Regulatory Certification, Risk Factor Disclosure, and Investor Behavior

September 30, 2020

Regulatory Certification, Risk Factor Disclosure, and Investor Behavior
Ruben Cox, Peter de Goeij
Review of Finance, Volume 24, Issue 5, September 2020, Pages 1079–1106,

Externalities of Regulatory Oversight on Investor Behavior in Financial Markets

Does regulatory approval of prospectuses act as a “certification” or “approval” of securities offerings? Rational investors should generally ignore prospectus approval by regulators due to its being uninformative regarding either the quality of, or motives for, the underlying offering. However, we demonstrate using a survey experiment with 1,125 respondents that salient references to regulatory oversight in investment advertisements can lead to significant increases in willingness to invest and concomitant decreases in perceived risks.

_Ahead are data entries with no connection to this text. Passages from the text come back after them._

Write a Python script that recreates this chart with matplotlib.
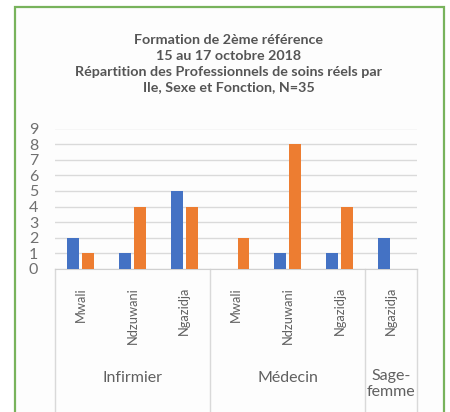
import matplotlib
matplotlib.use("Agg")
import matplotlib.pyplot as plt
from matplotlib.patches import Rectangle
from matplotlib.lines import Line2D
import numpy as np

plt.rcParams['font.family'] = ['Lato', 'DejaVu Sans']

title = "Formation de 2ème référence\n15 au 17 octobre 2018\nRépartition des Professionnels de soins réels par\nIle, Sexe et Fonction, N=35"
categories = ["Mwali", "Ndzuwani", "Ngazidja", "Mwali", "Ndzuwani", "Ngazidja", "Ngazidja"]
groups = ["Infirmier", "Médecin", "Sage-\nfemme"]
group_sizes = [3, 3, 1]
series_blue = [2, 1, 5, 0, 1, 1, 2]
series_orange = [1, 4, 4, 2, 8, 4, 0]
yticks = list(range(0, 10))

W, H = 450, 412
fig = plt.figure(figsize=(W / 100, H / 100), dpi=100)
fig.patch.set_facecolor("white")

# green frame
fig.patches.append(Rectangle((15 / W, -0.05), (444 - 15) / W, 1.05 - 7 / H,
                             transform=fig.transFigure, facecolor="#fdfdfd",
                             edgecolor="#78b35c", linewidth=1.6, zorder=-10))

fig.text(229 / W, 1 - 34.5 / H, title, ha="center", va="top", fontsize=10.3,
         fontweight="bold", color="#555555", linespacing=1.36)

ax_left, ax_right = 55 / W, 417 / W
ax_bottom = 1 - 269 / H
ax_top = 1 - 128.5 / H
ax = fig.add_axes([ax_left, ax_bottom, ax_right - ax_left, ax_top - ax_bottom])
ax.set_facecolor("none")

x = np.arange(len(categories))
bw = 0.23
gap = 0.06
ax.bar(x - (bw + gap) / 2, series_blue, width=bw, color="#4472C4", zorder=3)
ax.bar(x + (bw + gap) / 2, series_orange, width=bw, color="#ED7D31", zorder=3)

ax.set_xlim(-0.5, len(categories) - 0.5)
ax.set_ylim(0, 9)
ax.set_yticks(yticks)
ax.set_yticklabels([str(v) for v in yticks], fontsize=11.5, color="#707070")
ax.yaxis.grid(True, color="#dadada", linewidth=1)
ax.set_axisbelow(True)
for s in ["top", "right", "left"]:
    ax.spines[s].set_visible(False)
ax.spines["bottom"].set_color("#d0d0d0")
ax.tick_params(axis="y", length=0, pad=12)
ax.tick_params(axis="x", length=0, pad=13)
ax.set_xticks(x)
ax.set_xticklabels(categories, rotation=90, fontsize=9.3, color="#606060", va="top")

# group separators and labels
axes_h_px = 269 - 128.5
bottom_ext = -(412 - 269) / axes_h_px
bounds = np.concatenate([[0], np.cumsum(group_sizes)]) - 0.5
for b in bounds:
    ax.add_line(Line2D([b, b], [0, bottom_ext], transform=ax.get_xaxis_transform(),
                       color="#d9d9d9", linewidth=1, clip_on=False))
for g, lo, hi in zip(groups, bounds[:-1], bounds[1:]):
    ypix = 384 if "\n" in g else 378
    yc = -(ypix - 269) / axes_h_px
    ax.text((lo + hi) / 2, yc, g, transform=ax.get_xaxis_transform(),
            ha="center", va="center", fontsize=11.5, color="#606060", linespacing=1.2)

fig.savefig("out.png", dpi=100)
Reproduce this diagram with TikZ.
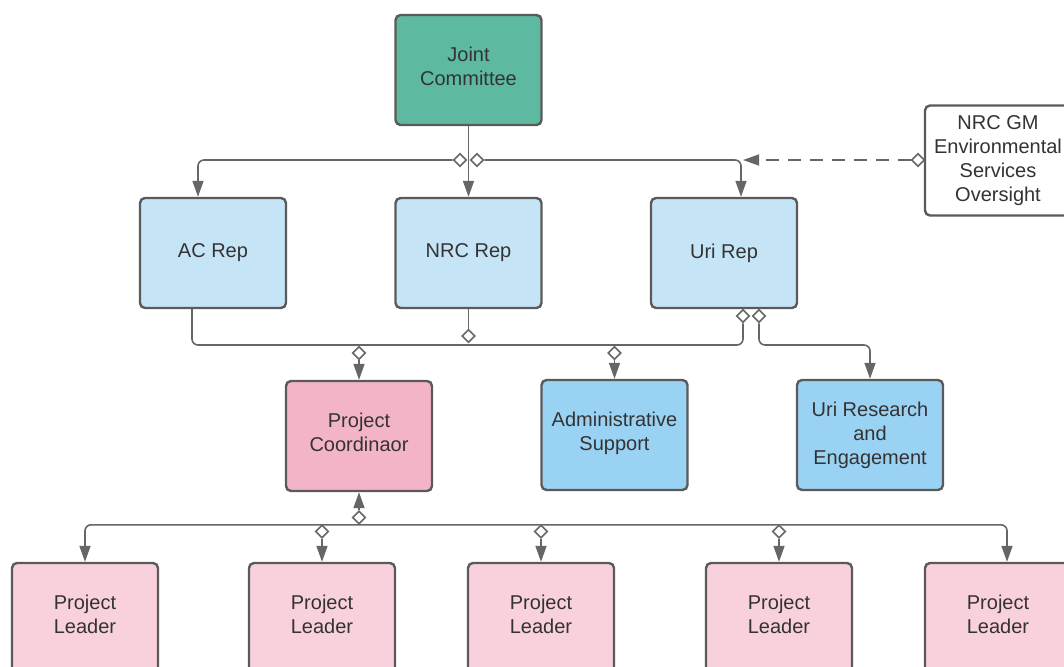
\documentclass[tikz,border=0pt]{standalone}
\usepackage{fontspec}
\setmainfont{Liberation Sans}
\usetikzlibrary{arrows.meta,shapes.geometric}
\definecolor{jcteal}{HTML}{5DB9A0}
\definecolor{repblue}{HTML}{C5E5F7}
\definecolor{supblue}{HTML}{9AD2F3}
\definecolor{pcpink}{HTML}{F4B4C7}
\definecolor{plpink}{HTML}{F9D1DC}
\definecolor{bordergray}{HTML}{5A5A5A}
\definecolor{linegray}{HTML}{666666}
\definecolor{textgray}{HTML}{333333}
\begin{document}
\begin{tikzpicture}[x=1pt,y=-1pt,
  box/.style={draw=bordergray, line width=2.4pt, rounded corners=5pt,
    minimum width=146pt, minimum height=110pt, align=center, text=textgray,
    font=\fontsize{20}{24}\selectfont, inner sep=0pt},
  two/.style={execute at end node={\rule[-7pt]{0pt}{7pt}}},
  dia/.style={diamond, draw=linegray, fill=white, line width=1.6pt,
    minimum width=13pt, minimum height=13pt, inner sep=0pt},
  conn/.style={draw=linegray, line width=1.6pt},
  arr/.style={conn, -{Triangle[length=16pt,width=11pt]}},
  rc/.style={rounded corners=6pt},
  dashline/.style={dash pattern=on 13pt off 9pt}]
\useasboundingbox (0,0) rectangle (1064,666);
\clip (0,0) rectangle (1064,666);
% boxes
\node[box, two, fill=jcteal] (jc) at (468.5,70) {Joint\\Committee};
\node[box, fill=repblue] (ac) at (213,253) {AC Rep};
\node[box, fill=repblue] (nrc) at (468.5,253) {NRC Rep};
\node[box, fill=repblue] (uri) at (724,253) {Uri Rep};
\node[box, fill=white] (gm) at (998,160.5) {NRC GM\\Environmental\\Services\\Oversight\rule[-3pt]{0pt}{3pt}};
\node[box, two, fill=pcpink] (pc) at (359,436) {Project\\Coordinaor};
\node[box, two, fill=supblue] (as) at (614.5,435) {Administrative\\Support};
\node[box, fill=supblue] (ure) at (870,435) {Uri Research\\and\\Engagement};
\node[box, two, fill=plpink] (pl1) at (85,618) {Project\\Leader};
\node[box, two, fill=plpink] (pl2) at (322,618) {Project\\Leader};
\node[box, two, fill=plpink] (pl3) at (541,618) {Project\\Leader};
\node[box, two, fill=plpink] (pl4) at (779,618) {Project\\Leader};
\node[box, two, fill=plpink] (pl5) at (998,618) {Project\\Leader};
% diamonds
\node[dia] (d1) at (460,160) {};
\node[dia] (d2) at (477,160) {};
\node[dia] (d3) at (918,160) {};
\node[dia] (d4) at (468.5,336) {};
\node[dia] (d5) at (743,316) {};
\node[dia] (d6) at (759,316) {};
\node[dia] (d7) at (359,353) {};
\node[dia] (d8) at (614.5,353) {};
\node[dia] (d9) at (359,517.5) {};
\node[dia] (d10) at (322,531.5) {};
\node[dia] (d11) at (541,531.5) {};
\node[dia] (d12) at (779,531.5) {};
\coordinate (tip) at (743,160);
\coordinate (b1) at (743,345);
\coordinate (b2) at (820,345);
% connectors
\draw[arr] (jc.south) -- (nrc.north);
\draw[arr,rc] (d1.west) -| ([xshift=-15pt]ac.north);
\draw[arr,rc] (d2.east) -| ([xshift=17pt]uri.north);
\draw[arr,dashline] (d3.west) -- (tip);
\draw[conn,rc] ([xshift=-21pt]ac.south) |- (b1) -- (d5.south);
\draw[conn] (nrc.south) -- (d4.north);
\draw[arr,rc] (d6.south) |- (b2) -| (ure.north);
\draw[arr] (d7.south) -- (pc.north);
\draw[arr] (d8.south) -- (as.north);
\draw[arr] (d9.north) -- (pc.south);
\draw[arr,rc] (d9.south) -| (pl1.north);
\draw[arr,rc] (d9.south) -| ([xshift=9pt]pl5.north);
\draw[arr] (d10.south) -- (pl2.north);
\draw[arr] (d11.south) -- (pl3.north);
\draw[arr] (d12.south) -- (pl4.north);
\end{tikzpicture}
\end{document}
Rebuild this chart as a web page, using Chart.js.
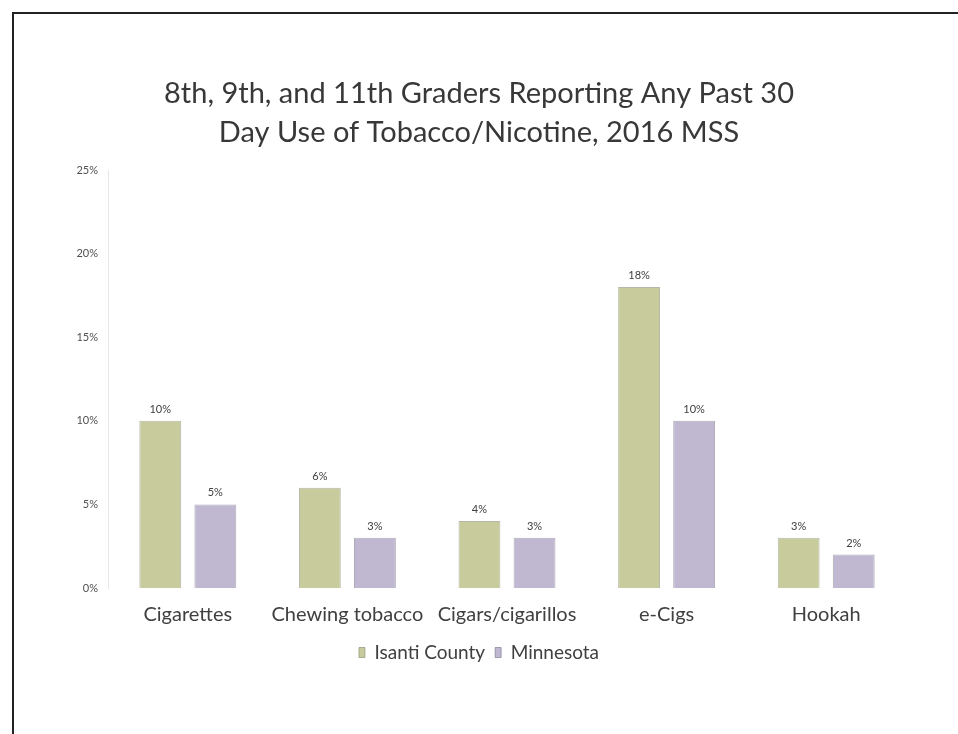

The increases in willingness to invest (+10%) and decreases in risk perceptions (-5.9%) are economically significant and the causality of these findings is confirmed in a within-subject-within-offering analysis in which changes in disclosure are regressed on changes in investor responses. In addition, we find that the saliency of risk factor disclosure affects investors’ risk perceptions (search for additional information), but that it does not affect willingness to invest or amounts invested. We further investigate whether the certification mechanism is affected by investor experience or investor sophistication. These analyses reveal that experienced investors seem to delegate trust to the regulator and, with this evidence of regulatory oversight, are less likely to search for additional information. Additional interaction analysis with education or wealth measures does not generate additional insight regarding sensitivity to regulatory certification. Finally, regulatory certification does not affect the intention to consult the prospectus; however, the demand for additional information seems driven in part by the information provided by the advertisements.

The findings provide important insights into the side-effects of financial markets regulation. Individual investors rely heavily on marketing materials for decision-making purposes and forgo consulting the prospectus. However, marketing materials tend to be supervised following publication, and their content is less regulated in comparison to the prospectus, which is approved prior to publication. This difference creates an opportunity for issuers to frame information on regulatory oversight towards certification in order to let an offer succeed. Framing of this kind comes at the expense of conflicting with the interests of investors, who bear increasing responsibility for the welfare impact of costly investment mistakes. Moreover, regulatory approval may be used as a stand-alone decision criterion, in which case financial market supervision can reduce the quantity of fundamental information ultimately reflected in investment decisions. This negatively effects the amount of information that will be reflected in security prices.